As Dreyfusshudson correctly pointed out, a locomotive with many small diameter, long tubes did not get any additional heating benefit out of the last 4 or 5 feet of those tubes. However, what the additional length of the smaller tubes did was to give the locomotive the appearance of having a larger heating surface than a locomotive with shorter, larger diameter fire tubes.

Case in point. The N&W Class A, designed in 1935-36, used 24 feet long, 3.5" diameter tubes and had an evaporative heating surface of 6,639 sq.ft. However, its firebox area (which by far produces the majority of the steam) was 587 sq.ft.
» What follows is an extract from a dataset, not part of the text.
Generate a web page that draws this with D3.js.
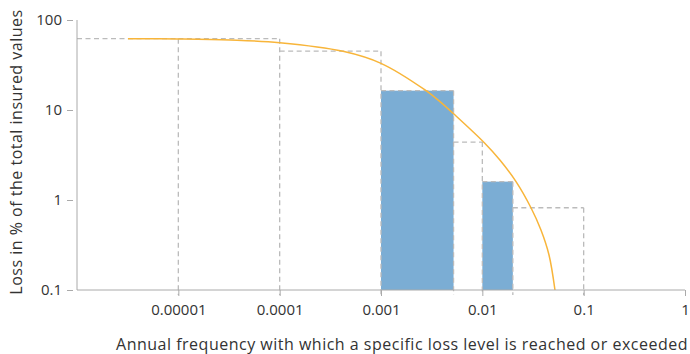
<!DOCTYPE html>
<html>
<head>
<meta charset="utf-8">
<script src="https://cdn.jsdelivr.net/npm/d3@7"></script>
<style>
  body { margin: 0; background: #fff; }
  svg text { font-family: "Open Sans", "Noto Sans", sans-serif; fill: #333; }
  .axis text { font-size: 15px; }
  .title { font-size: 16px; letter-spacing: 0.5px; }
</style>
</head>
<body>
<div class="chart"></div>
<script>
// tick values
const xTicks = [0.00001, 0.0001, 0.001, 0.01, 0.1, 1]
const xTickLabels = ['0.00001', '0.0001', '0.001', '0.01', '0.1', '1']
const yTicks = [0.1, 1, 10, 100]
const yTickLabels = ['0.1', '1', '10', '100']

// dashed step boxes: frequency from / to, loss %
const stepFrom = [0.000001, 0.00001, 0.0001, 0.001, 0.0052, 0.01, 0.02]
const stepTo   = [0.00001, 0.0001, 0.001, 0.0052, 0.01, 0.02, 0.1]
const stepLoss = [62, 62, 45, 16.4, 4.4, 1.6, 0.82]
const stepFilled = [false, false, false, true, false, true, false]

// exceedance curve
const curveFreq = [0.00000318, 0.00001, 0.0000324, 0.0001, 0.000422, 0.001, 0.00272, 0.00382, 0.00514, 0.0104, 0.0149, 0.0215, 0.0302, 0.0379, 0.0455, 0.0521]
const curveLoss = [62, 61.5, 59.9, 56, 44.9, 33, 16.7, 12.4, 9.19, 4.35, 2.78, 1.6, 0.82, 0.464, 0.245, 0.1]

const width = 690, height = 354
const margin = {top: 20, right: 5, bottom: 64, left: 77}

const svg = d3.select('.chart').append('svg')
  .attr('width', width)
  .attr('height', height)

const x = d3.scaleLog().domain([0.000001, 1]).range([margin.left, width - margin.right])
const y = d3.scaleLog().domain([0.1, 100]).range([height - margin.bottom, margin.top])

const boxes = stepLoss.map((v, i) => ({x0: stepFrom[i], x1: stepTo[i], v: v, filled: stepFilled[i]}))

// bars
svg.append('g').selectAll('rect')
  .data(boxes.filter(d => d.filled))
  .join('rect')
  .attr('x', d => x(d.x0))
  .attr('width', d => x(d.x1) - x(d.x0))
  .attr('y', d => y(d.v))
  .attr('height', d => y(0.1) - y(d.v))
  .attr('fill', '#7badd4')

// dashed outlines: tops, then one vertical per boundary
const segs = []
boxes.forEach((d, i) => {
  segs.push([x(d.x0), y(d.v), x(d.x1), y(d.v)])
  const next = boxes[i + 1]
  const top = next ? Math.max(d.v, next.v) : d.v
  segs.push([x(d.x1), y(top), x(d.x1), y(0.1) + 5])
})

svg.append('g').selectAll('line')
  .data(segs)
  .join('line')
  .attr('x1', d => d[0]).attr('y1', d => d[1])
  .attr('x2', d => d[2]).attr('y2', d => d[3])
  .attr('stroke', '#bbb')
  .attr('stroke-width', 1.3)
  .attr('stroke-dasharray', '5,3.5')

// curve
const pts = curveFreq.map((f, i) => ({f: f, v: curveLoss[i]}))
svg.append('path')
  .datum(pts)
  .attr('d', d3.line().x(d => x(d.f)).y(d => y(d.v)).curve(d3.curveCatmullRom))
  .attr('fill', 'none')
  .attr('stroke', '#f8b53a')
  .attr('stroke-width', 1.5)

// y axis
const yAxis = svg.append('g')
  .attr('class', 'axis')
  .attr('transform', `translate(${margin.left - 4},0)`)
  .call(d3.axisLeft(y).tickValues(yTicks).tickFormat((d, i) => yTickLabels[i]).tickSize(6).tickPadding(5))
yAxis.select('.domain').remove()
yAxis.selectAll('line').attr('stroke', '#aaa')

// x axis
const xAxis = svg.append('g')
  .attr('class', 'axis')
  .attr('transform', `translate(0,${height - margin.bottom})`)
  .call(d3.axisBottom(x).tickValues(xTicks).tickFormat((d, i) => xTickLabels[i]).tickSize(6).tickPadding(8))
xAxis.select('.domain').remove()
xAxis.selectAll('line').attr('stroke', '#aaa')

// axis lines
svg.append('line')
  .attr('x1', margin.left).attr('x2', margin.left)
  .attr('y1', margin.top).attr('y2', height - margin.bottom)
  .attr('stroke', '#aaa')
svg.append('line')
  .attr('x1', margin.left).attr('x2', width - margin.right)
  .attr('y1', height - margin.bottom).attr('y2', height - margin.bottom)
  .attr('stroke', '#aaa')

// titles
svg.append('text')
  .attr('class', 'title')
  .attr('transform', `translate(22,152) rotate(-90)`)
  .attr('text-anchor', 'middle')
  .text('Loss in % of the total insured values')

svg.append('text')
  .attr('class', 'title')
  .attr('x', width - 2)
  .attr('y', 350)
  .attr('text-anchor', 'end')
  .text('Annual frequency with which a specific loss level is reached or exceeded')
</script>
</body>
</html>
Contrast that to the B&O EM-1, which was designed in 1944. The EM-1 used 4" diameter tubes just 20 feet long for a total evaporative heating surface of 5,300 sq.ft. What that doesn't tell you is that the EM-1 had a  firebox area of 758 sq.ft. which was equal to the H8 Allegheny in size. The firebox and combustion chamber on an EM-1 was 27 feet long, 7 feet longer than its fire tubes. The UP Big Boy had similar construction with a 704 sq.ft. firebox area.

Comparing a locomotive's total heating surface doesn't tell the full story about the steam production capacity of a boiler and must be used with caution when comparing steam locomotives.

GP40-2

Comparing a locomotive's total heating surface doesn't tell the full story about the steam production capacity of a boiler and must be used with caution when comparing steam locomotives.

Thanks - that's pretty much my point in plain language.